[Stored data entries]

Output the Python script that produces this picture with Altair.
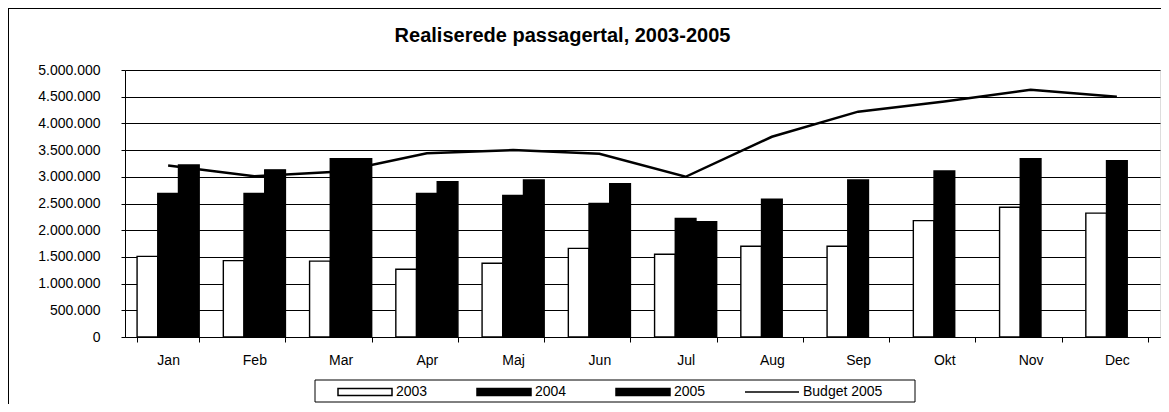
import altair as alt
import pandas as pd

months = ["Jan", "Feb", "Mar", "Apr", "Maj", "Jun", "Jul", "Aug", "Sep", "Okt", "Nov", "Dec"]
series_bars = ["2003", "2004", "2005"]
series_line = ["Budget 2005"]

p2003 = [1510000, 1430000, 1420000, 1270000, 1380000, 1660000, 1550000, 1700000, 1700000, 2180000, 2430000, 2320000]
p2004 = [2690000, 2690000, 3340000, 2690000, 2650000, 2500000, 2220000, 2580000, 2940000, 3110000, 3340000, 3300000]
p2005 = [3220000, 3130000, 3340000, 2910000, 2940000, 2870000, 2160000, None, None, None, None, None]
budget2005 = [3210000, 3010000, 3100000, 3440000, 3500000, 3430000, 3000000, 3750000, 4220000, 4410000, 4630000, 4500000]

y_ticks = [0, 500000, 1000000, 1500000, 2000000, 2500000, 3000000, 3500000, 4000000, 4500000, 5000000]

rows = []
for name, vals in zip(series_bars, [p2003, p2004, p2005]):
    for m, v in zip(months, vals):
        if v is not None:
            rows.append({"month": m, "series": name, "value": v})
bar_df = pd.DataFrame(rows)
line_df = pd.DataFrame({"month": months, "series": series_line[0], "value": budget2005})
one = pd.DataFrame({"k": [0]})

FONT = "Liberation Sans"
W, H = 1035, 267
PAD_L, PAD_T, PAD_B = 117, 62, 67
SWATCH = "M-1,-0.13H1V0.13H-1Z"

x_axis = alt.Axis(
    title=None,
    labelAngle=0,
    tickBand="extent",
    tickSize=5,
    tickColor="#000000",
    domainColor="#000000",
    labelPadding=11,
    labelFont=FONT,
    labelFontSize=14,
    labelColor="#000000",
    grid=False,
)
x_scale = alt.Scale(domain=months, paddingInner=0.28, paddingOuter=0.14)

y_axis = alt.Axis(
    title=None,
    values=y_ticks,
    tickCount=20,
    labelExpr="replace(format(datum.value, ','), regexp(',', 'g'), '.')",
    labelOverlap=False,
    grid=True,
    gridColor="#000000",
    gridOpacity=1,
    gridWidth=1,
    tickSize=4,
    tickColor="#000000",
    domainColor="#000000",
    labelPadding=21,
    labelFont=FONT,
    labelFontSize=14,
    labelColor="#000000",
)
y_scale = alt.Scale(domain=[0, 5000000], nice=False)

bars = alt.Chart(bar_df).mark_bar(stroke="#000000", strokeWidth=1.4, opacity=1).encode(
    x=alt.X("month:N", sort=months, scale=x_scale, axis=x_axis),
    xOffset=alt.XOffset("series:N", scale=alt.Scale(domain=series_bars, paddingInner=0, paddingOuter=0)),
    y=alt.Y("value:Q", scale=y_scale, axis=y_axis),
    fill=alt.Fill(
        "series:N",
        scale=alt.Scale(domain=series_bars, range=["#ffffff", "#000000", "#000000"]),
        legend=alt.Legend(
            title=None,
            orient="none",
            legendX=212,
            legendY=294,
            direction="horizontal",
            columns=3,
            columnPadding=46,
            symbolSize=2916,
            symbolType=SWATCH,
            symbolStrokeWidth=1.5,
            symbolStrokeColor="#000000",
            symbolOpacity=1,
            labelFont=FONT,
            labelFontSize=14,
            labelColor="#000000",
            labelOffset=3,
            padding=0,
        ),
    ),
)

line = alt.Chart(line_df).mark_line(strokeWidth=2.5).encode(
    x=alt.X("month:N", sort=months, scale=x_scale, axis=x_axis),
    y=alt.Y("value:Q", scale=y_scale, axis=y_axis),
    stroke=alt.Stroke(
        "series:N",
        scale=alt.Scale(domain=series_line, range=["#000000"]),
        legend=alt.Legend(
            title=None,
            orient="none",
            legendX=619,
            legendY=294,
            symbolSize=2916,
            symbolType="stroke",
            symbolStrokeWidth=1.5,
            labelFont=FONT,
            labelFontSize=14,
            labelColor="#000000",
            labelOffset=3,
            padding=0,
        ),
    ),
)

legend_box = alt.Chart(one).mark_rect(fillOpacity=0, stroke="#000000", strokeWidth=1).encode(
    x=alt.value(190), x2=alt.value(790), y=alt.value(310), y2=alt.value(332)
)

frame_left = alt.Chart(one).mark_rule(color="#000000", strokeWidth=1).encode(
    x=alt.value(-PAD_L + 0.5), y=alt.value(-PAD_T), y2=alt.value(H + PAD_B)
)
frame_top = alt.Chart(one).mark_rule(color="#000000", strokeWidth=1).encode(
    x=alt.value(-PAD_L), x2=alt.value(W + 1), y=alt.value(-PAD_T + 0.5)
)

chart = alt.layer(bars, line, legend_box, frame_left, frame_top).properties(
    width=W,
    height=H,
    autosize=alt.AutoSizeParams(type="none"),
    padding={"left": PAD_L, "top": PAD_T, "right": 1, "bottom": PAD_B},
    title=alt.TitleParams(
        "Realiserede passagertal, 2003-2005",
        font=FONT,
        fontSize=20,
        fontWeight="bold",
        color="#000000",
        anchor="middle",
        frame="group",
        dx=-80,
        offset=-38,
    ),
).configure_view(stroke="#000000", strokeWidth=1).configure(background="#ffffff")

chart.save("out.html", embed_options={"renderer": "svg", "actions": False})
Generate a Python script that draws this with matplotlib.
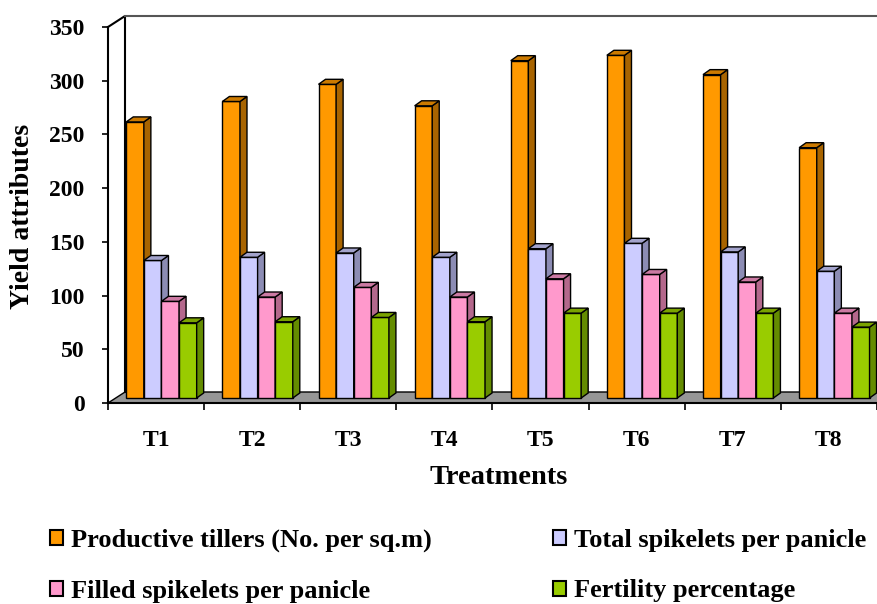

• [What to work on]:
Every line of the data above should be quoted exactly. Omit the pictures.

• [Exercise answer]:
Output the Python script that produces this picture with Altair.
import altair as alt
import pandas as pd

months = ["Jan", "Feb", "Mar", "Apr", "Maj", "Jun", "Jul", "Aug", "Sep", "Okt", "Nov", "Dec"]
series_bars = ["2003", "2004", "2005"]
series_line = ["Budget 2005"]

p2003 = [1510000, 1430000, 1420000, 1270000, 1380000, 1660000, 1550000, 1700000, 1700000, 2180000, 2430000, 2320000]
p2004 = [2690000, 2690000, 3340000, 2690000, 2650000, 2500000, 2220000, 2580000, 2940000, 3110000, 3340000, 3300000]
p2005 = [3220000, 3130000, 3340000, 2910000, 2940000, 2870000, 2160000, None, None, None, None, None]
budget2005 = [3210000, 3010000, 3100000, 3440000, 3500000, 3430000, 3000000, 3750000, 4220000, 4410000, 4630000, 4500000]

y_ticks = [0, 500000, 1000000, 1500000, 2000000, 2500000, 3000000, 3500000, 4000000, 4500000, 5000000]

rows = []
for name, vals in zip(series_bars, [p2003, p2004, p2005]):
    for m, v in zip(months, vals):
        if v is not None:
            rows.append({"month": m, "series": name, "value": v})
bar_df = pd.DataFrame(rows)
line_df = pd.DataFrame({"month": months, "series": series_line[0], "value": budget2005})
one = pd.DataFrame({"k": [0]})

FONT = "Liberation Sans"
W, H = 1035, 267
PAD_L, PAD_T, PAD_B = 117, 62, 67
SWATCH = "M-1,-0.13H1V0.13H-1Z"

x_axis = alt.Axis(
    title=None,
    labelAngle=0,
    tickBand="extent",
    tickSize=5,
    tickColor="#000000",
    domainColor="#000000",
    labelPadding=11,
    labelFont=FONT,
    labelFontSize=14,
    labelColor="#000000",
    grid=False,
)
x_scale = alt.Scale(domain=months, paddingInner=0.28, paddingOuter=0.14)

y_axis = alt.Axis(
    title=None,
    values=y_ticks,
    tickCount=20,
    labelExpr="replace(format(datum.value, ','), regexp(',', 'g'), '.')",
    labelOverlap=False,
    grid=True,
    gridColor="#000000",
    gridOpacity=1,
    gridWidth=1,
    tickSize=4,
    tickColor="#000000",
    domainColor="#000000",
    labelPadding=21,
    labelFont=FONT,
    labelFontSize=14,
    labelColor="#000000",
)
y_scale = alt.Scale(domain=[0, 5000000], nice=False)

bars = alt.Chart(bar_df).mark_bar(stroke="#000000", strokeWidth=1.4, opacity=1).encode(
    x=alt.X("month:N", sort=months, scale=x_scale, axis=x_axis),
    xOffset=alt.XOffset("series:N", scale=alt.Scale(domain=series_bars, paddingInner=0, paddingOuter=0)),
    y=alt.Y("value:Q", scale=y_scale, axis=y_axis),
    fill=alt.Fill(
        "series:N",
        scale=alt.Scale(domain=series_bars, range=["#ffffff", "#000000", "#000000"]),
        legend=alt.Legend(
            title=None,
            orient="none",
            legendX=212,
            legendY=294,
            direction="horizontal",
            columns=3,
            columnPadding=46,
            symbolSize=2916,
            symbolType=SWATCH,
            symbolStrokeWidth=1.5,
            symbolStrokeColor="#000000",
            symbolOpacity=1,
            labelFont=FONT,
            labelFontSize=14,
            labelColor="#000000",
            labelOffset=3,
            padding=0,
        ),
    ),
)

line = alt.Chart(line_df).mark_line(strokeWidth=2.5).encode(
    x=alt.X("month:N", sort=months, scale=x_scale, axis=x_axis),
    y=alt.Y("value:Q", scale=y_scale, axis=y_axis),
    stroke=alt.Stroke(
        "series:N",
        scale=alt.Scale(domain=series_line, range=["#000000"]),
        legend=alt.Legend(
            title=None,
            orient="none",
            legendX=619,
            legendY=294,
            symbolSize=2916,
            symbolType="stroke",
            symbolStrokeWidth=1.5,
            labelFont=FONT,
            labelFontSize=14,
            labelColor="#000000",
            labelOffset=3,
            padding=0,
        ),
    ),
)

legend_box = alt.Chart(one).mark_rect(fillOpacity=0, stroke="#000000", strokeWidth=1).encode(
    x=alt.value(190), x2=alt.value(790), y=alt.value(310), y2=alt.value(332)
)

frame_left = alt.Chart(one).mark_rule(color="#000000", strokeWidth=1).encode(
    x=alt.value(-PAD_L + 0.5), y=alt.value(-PAD_T), y2=alt.value(H + PAD_B)
)
frame_top = alt.Chart(one).mark_rule(color="#000000", strokeWidth=1).encode(
    x=alt.value(-PAD_L), x2=alt.value(W + 1), y=alt.value(-PAD_T + 0.5)
)

chart = alt.layer(bars, line, legend_box, frame_left, frame_top).properties(
    width=W,
    height=H,
    autosize=alt.AutoSizeParams(type="none"),
    padding={"left": PAD_L, "top": PAD_T, "right": 1, "bottom": PAD_B},
    title=alt.TitleParams(
        "Realiserede passagertal, 2003-2005",
        font=FONT,
        fontSize=20,
        fontWeight="bold",
        color="#000000",
        anchor="middle",
        frame="group",
        dx=-80,
        offset=-38,
    ),
).configure_view(stroke="#000000", strokeWidth=1).configure(background="#ffffff")

chart.save("out.html", embed_options={"renderer": "svg", "actions": False})
Generate a Python script that draws this with matplotlib.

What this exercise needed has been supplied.